Option B: Similar to the semver option above, many projects include other important metadata with their tags, e.g. which architecture, or base image, was used for that build. This is commonly seen with alpine vs debian/slim images, or arm vs amd compiled code. These will often be combined with semver, so you may see tags like alpine-1.5
, in addition to alpine-1
and alpine
tags.
Option C: Some projects follow more of a rolling release that offer no backward compatibility promises. This is often done with build numbers or a date string, and indeed Docker itself uses this, though with a process to deprecate features and avoid breaking changes. I've seen quite a few internal projects with companies use this strategy to version their images, relying on build number from a CI server.
Option D: I'm less of a fan of putting Git revision hashes as image tags since these convey no details without referring back to the Git repository. Not every user may have this access or skill to understand this reference. And by looking at two different hashes, I have no idea of which is newer or compatible with my application without an external check. They also assume the sole important version number is from Git, and ignore that the same Git revision may be used to create multiple images, from different parent images, different architectures, or just multiple Dockerfiles/multistage targets within the same Git repo. Instead, I like using label schema, and eventually the image spec annotations once we get tooling around image annotations, to track details like Git revisions. This places the Git revision into metadata that you can query to verify an image, while still leaving the tag itself to be user informative.
For image users, if you have a requirement to avoid unexpected changes from upstream, there are two options I know of.
The first is to run your own registry server, and pull your external dependencies to a local server. Docker includes an image for a standalone registry that you can install, and the API is open which has allowed many artifact repository vendors to support the docker registry. Do take care to regularly update this registry, and include a way to go back to previous versions if an update breaks your environment.
The second option is to stop depending on mutable tags. Instead, you can use image pinning which refers to the registry's sha256 unique reference to the manifest that cannot be changed. You can find this value in the RepoDigests when you inspect an image pulled from a registry server:
$ docker inspect -f '{{json .RepoDigests}}' debian:latest
["debian@sha256:de3eac83cd481c04c5d6c7344cd7327625a1d8b2540e82a8231b5675cef0ae5f"]
$ docker run -it --rm debian@sha256:de3eac83cd481c04c5d6c7344cd7327625a1d8b2540e82a8231b5675cef0ae5f /bin/bash
root@ac9db398dc03:/#
The biggest risk from binding to a specific image like this is missing security updates and important bug fixes. If you take this option, make sure to have a procedure to regularly update these images.

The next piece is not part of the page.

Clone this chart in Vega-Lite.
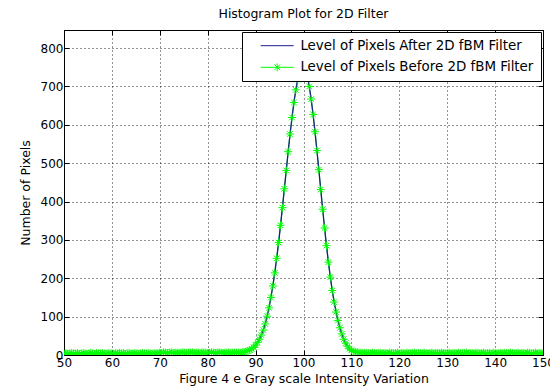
{
  "$schema": "https://vega.github.io/schema/vega-lite/v6.json",
  "autosize": {"type": "none"},
  "padding": {"left": 64, "top": 30, "right": 7, "bottom": 36},
  "width": 479,
  "height": 325,
  "background": "white",
  "title": {"text": "Histogram Plot for 2D Filter", "fontSize": 12.5, "fontWeight": "normal", "font": "DejaVu Sans", "color": "black", "offset": 9, "anchor": "middle", "frame": "group"},
  "config": {
    "font": "DejaVu Sans",
    "view": {"stroke": "black", "strokeWidth": 1},
    "axis": {"labelFont": "DejaVu Sans", "labelFontSize": 12, "labelColor": "black", "titleFont": "DejaVu Sans", "titleFontSize": 12.5, "titleFontWeight": "normal", "titleColor": "black", "tickColor": "black", "domainColor": "black", "gridColor": "black", "gridDash": [1, 3], "gridOpacity": 0.85, "gridWidth": 1}
  },
  "data": {"values": [
    {"x":50,"y":4},{"x":50.4,"y":5},{"x":50.8,"y":3},{"x":51.2,"y":4},{"x":51.6,"y":5},{"x":52,"y":4},{"x":52.4,"y":4},{"x":52.8,"y":5},{"x":53.2,"y":3},{"x":53.6,"y":4},
    {"x":54,"y":5},{"x":54.4,"y":4},{"x":54.8,"y":3},{"x":55.2,"y":4},{"x":55.6,"y":6},{"x":56,"y":4},{"x":56.4,"y":3},{"x":56.8,"y":5},{"x":57.2,"y":4},{"x":57.6,"y":4},
    {"x":58,"y":5},{"x":58.4,"y":4},{"x":58.8,"y":3},{"x":59.2,"y":5},{"x":59.6,"y":4},{"x":60,"y":4},{"x":60.4,"y":3},{"x":60.8,"y":5},{"x":61.2,"y":4},{"x":61.6,"y":5},
    {"x":62,"y":4},{"x":62.4,"y":5},{"x":62.8,"y":3},{"x":63.2,"y":4},{"x":63.6,"y":5},{"x":64,"y":4},{"x":64.4,"y":4},{"x":64.8,"y":5},{"x":65.2,"y":4},{"x":65.6,"y":3},
    {"x":66,"y":4},{"x":66.4,"y":5},{"x":66.8,"y":4},{"x":67.2,"y":4},{"x":67.6,"y":5},{"x":68,"y":4},{"x":68.4,"y":3},{"x":68.8,"y":5},{"x":69.2,"y":4},{"x":69.6,"y":5},
    {"x":70,"y":6},{"x":70.4,"y":5},{"x":70.8,"y":7},{"x":71.2,"y":6},{"x":71.6,"y":5},{"x":72,"y":6},{"x":72.4,"y":7},{"x":72.8,"y":5},{"x":73.2,"y":6},{"x":73.6,"y":6},
    {"x":74,"y":5},{"x":74.4,"y":6},{"x":74.8,"y":7},{"x":75.2,"y":6},{"x":75.6,"y":5},{"x":76,"y":6},{"x":76.4,"y":6},{"x":76.8,"y":7},{"x":77.2,"y":5},{"x":77.6,"y":6},
    {"x":78,"y":6},{"x":78.4,"y":5},{"x":78.8,"y":7},{"x":79.2,"y":6},{"x":79.6,"y":6},{"x":80,"y":5},{"x":80.4,"y":6},{"x":80.8,"y":7},{"x":81.2,"y":6},{"x":81.6,"y":5},
    {"x":82,"y":6},{"x":82.4,"y":7},{"x":82.8,"y":6},{"x":83.2,"y":5},{"x":83.6,"y":6},{"x":84,"y":6},{"x":84.4,"y":7},{"x":84.8,"y":5},{"x":85.2,"y":6},{"x":85.6,"y":6},
    {"x":86,"y":6},{"x":86.4,"y":6},{"x":86.8,"y":6},{"x":87.2,"y":7},{"x":87.6,"y":8},{"x":88,"y":9},{"x":88.4,"y":11},{"x":88.8,"y":13},{"x":89.2,"y":16},{"x":89.6,"y":20},
    {"x":90,"y":26},{"x":90.4,"y":33},{"x":90.8,"y":41},{"x":91.2,"y":52},{"x":91.6,"y":65},{"x":92,"y":81},{"x":92.4,"y":101},{"x":92.8,"y":123},{"x":93.2,"y":150},{"x":93.6,"y":180},
    {"x":94,"y":214},{"x":94.4,"y":252},{"x":94.8,"y":293},{"x":95.2,"y":338},{"x":95.6,"y":384},{"x":96,"y":433},{"x":96.4,"y":481},{"x":96.8,"y":530},{"x":97.2,"y":576},{"x":97.6,"y":619},
    {"x":98,"y":658},{"x":98.4,"y":691},{"x":98.8,"y":718},{"x":99.2,"y":737},{"x":99.6,"y":748},{"x":100,"y":750},{"x":100.4,"y":742},{"x":100.8,"y":726},{"x":101.2,"y":700},{"x":101.6,"y":667},
    {"x":102,"y":627},{"x":102.4,"y":582},{"x":102.8,"y":533},{"x":103.2,"y":483},{"x":103.6,"y":431},{"x":104,"y":380},{"x":104.4,"y":331},{"x":104.8,"y":285},{"x":105.2,"y":242},{"x":105.6,"y":203},
    {"x":106,"y":168},{"x":106.4,"y":138},{"x":106.8,"y":112},{"x":107.2,"y":90},{"x":107.6,"y":71},{"x":108,"y":55},{"x":108.4,"y":41},{"x":108.8,"y":31},{"x":109.2,"y":23},{"x":109.6,"y":16},
    {"x":110,"y":12},{"x":110.4,"y":9},{"x":110.8,"y":8},{"x":111.2,"y":7},{"x":111.6,"y":6},{"x":112,"y":6},{"x":112.4,"y":5},{"x":112.8,"y":6},{"x":113.2,"y":5},{"x":113.6,"y":5},
    {"x":114,"y":4},{"x":114.4,"y":6},{"x":114.8,"y":5},{"x":115.2,"y":4},{"x":115.6,"y":5},{"x":116,"y":6},{"x":116.4,"y":4},{"x":116.8,"y":5},{"x":117.2,"y":5},{"x":117.6,"y":4},
    {"x":118,"y":6},{"x":118.4,"y":5},{"x":118.8,"y":4},{"x":119.2,"y":5},{"x":119.6,"y":6},{"x":120,"y":4},{"x":120.4,"y":5},{"x":120.8,"y":5},{"x":121.2,"y":4},{"x":121.6,"y":6},
    {"x":122,"y":5},{"x":122.4,"y":4},{"x":122.8,"y":5},{"x":123.2,"y":6},{"x":123.6,"y":4},{"x":124,"y":5},{"x":124.4,"y":5},{"x":124.8,"y":4},{"x":125.2,"y":6},{"x":125.6,"y":5},
    {"x":126,"y":4},{"x":126.4,"y":5},{"x":126.8,"y":6},{"x":127.2,"y":4},{"x":127.6,"y":5},{"x":128,"y":5},{"x":128.4,"y":4},{"x":128.8,"y":6},{"x":129.2,"y":5},{"x":129.6,"y":4},
    {"x":130,"y":5},{"x":130.4,"y":6},{"x":130.8,"y":4},{"x":131.2,"y":5},{"x":131.6,"y":5},{"x":132,"y":4},{"x":132.4,"y":6},{"x":132.8,"y":5},{"x":133.2,"y":4},{"x":133.6,"y":5},
    {"x":134,"y":6},{"x":134.4,"y":4},{"x":134.8,"y":5},{"x":135.2,"y":5},{"x":135.6,"y":4},{"x":136,"y":6},{"x":136.4,"y":5},{"x":136.8,"y":4},{"x":137.2,"y":5},{"x":137.6,"y":6},
    {"x":138,"y":4},{"x":138.4,"y":5},{"x":138.8,"y":5},{"x":139.2,"y":4},{"x":139.6,"y":6},{"x":140,"y":5},{"x":140.4,"y":4},{"x":140.8,"y":5},{"x":141.2,"y":6},{"x":141.6,"y":4},
    {"x":142,"y":5},{"x":142.4,"y":5},{"x":142.8,"y":4},{"x":143.2,"y":6},{"x":143.6,"y":5},{"x":144,"y":4},{"x":144.4,"y":5},{"x":144.8,"y":6},{"x":145.2,"y":4},{"x":145.6,"y":5},
    {"x":146,"y":5},{"x":146.4,"y":4},{"x":146.8,"y":6},{"x":147.2,"y":5},{"x":147.6,"y":4},{"x":148,"y":5},{"x":148.4,"y":6},{"x":148.8,"y":4},{"x":149.2,"y":5},{"x":149.6,"y":5},
    {"x":150,"y":4}
  ]},
  "layer": [
    {
      "mark": {"type": "line", "strokeWidth": 1, "clip": true},
      "encoding": {
        "x": {"field": "x", "type": "quantitative", "scale": {"domain": [50, 150], "nice": false, "zero": false},
          "axis": {"title": "Figure 4 e Gray scale Intensity Variation", "values": [50,60,70,80,90,100,110,120,130,140,150], "grid": true, "domain": false, "tickSize": -5, "labelPadding": 7, "labelFlush": false, "labelOverlap": false, "titlePadding": 4}},
        "y": {"field": "y", "type": "quantitative", "scale": {"domain": [0, 847], "nice": false, "zero": true},
          "axis": {"title": "Number of Pixels", "values": [0,100,200,300,400,500,600,700,800], "grid": true, "domain": false, "tickSize": -5, "labelPadding": 6, "labelFlush": false, "labelOverlap": false, "titlePadding": 8}},
        "color": {"datum": "Before", "type": "nominal",
          "scale": {"domain": ["After", "Before"], "range": ["#1c1c8e", "#00ff00"]},
          "legend": {"title": null, "orient": "top-right", "offset": 2, "fillColor": "white", "strokeColor": "black", "padding": 7,
            "labelFont": "DejaVu Sans", "labelFontSize": 13.4, "labelColor": "black", "labelLimit": 400, "symbolSize": 100, "symbolOffset": 21.5, "labelOffset": 16.5, "rowPadding": 6.6, "symbolStrokeWidth": 1, "symbolFillColor": "transparent",
            "labelExpr": "datum.value == 'After' ? 'Level of Pixels After 2D fBM Filter' : 'Level of Pixels Before 2D fBM Filter'",
            "encode": {"symbols": {"update": {"shape": {"signal": "datum.value == 'Before' ? 'M-3.3,0L3.3,0M0,-0.8L0,0.8M-0.56,-0.56L0.56,0.56M-0.56,0.56L0.56,-0.56' : 'M-3.3,0L3.3,0'"}, "fill": {"value": "transparent"}, "strokeWidth": {"value": 1}}}}}}
      }
    },
    {
      "mark": {"type": "line", "strokeWidth": 1.3, "clip": true},
      "encoding": {
        "x": {"field": "x", "type": "quantitative", "axis": null},
        "y": {"field": "y", "type": "quantitative", "axis": null},
        "color": {"datum": "After", "type": "nominal"}
      }
    },
    {
      "mark": {"type": "point", "shape": "M-1,0L1,0M0,-1L0,1M-0.7,-0.7L0.7,0.7M-0.7,0.7L0.7,-0.7", "filled": false, "size": 64, "strokeWidth": 1, "opacity": 1, "clip": true},
      "encoding": {
        "x": {"field": "x", "type": "quantitative", "axis": null},
        "y": {"field": "y", "type": "quantitative", "axis": null},
        "color": {"datum": "Before", "type": "nominal"}
      }
    },
    {
      "mark": {"type": "point", "opacity": 0},
      "encoding": {
        "x": {"field": "x", "type": "quantitative", "axis": {"orient": "top", "title": null, "labels": false, "grid": false, "domain": false, "tickSize": -5, "values": [50,60,70,80,90,100,110,120,130,140,150]}},
        "y": {"field": "y", "type": "quantitative", "axis": {"orient": "right", "title": null, "labels": false, "grid": false, "domain": false, "tickSize": -5, "values": [0,100,200,300,400,500,600,700,800]}}
      }
    }
  ],
  "resolve": {"axis": {"x": "independent", "y": "independent"}}
}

Regardless of which solution you follow for pulling images, using latest is only useful for a quick developer test, not for any production use cases. The behavior of latest entirely depends on the repository maintainer, some always update it to the last release, some make it the last stable release, and some forget to update it at all. If you depend on latest, you'll likely experience an outage when upstream images change from a version like 1.5 to 2.0, with backwards-incompatible changes. Your next deploy will inadvertently include these changes unless you explicitly depend on a tag that offers the promise of bug fixes and security patches without breaking changes.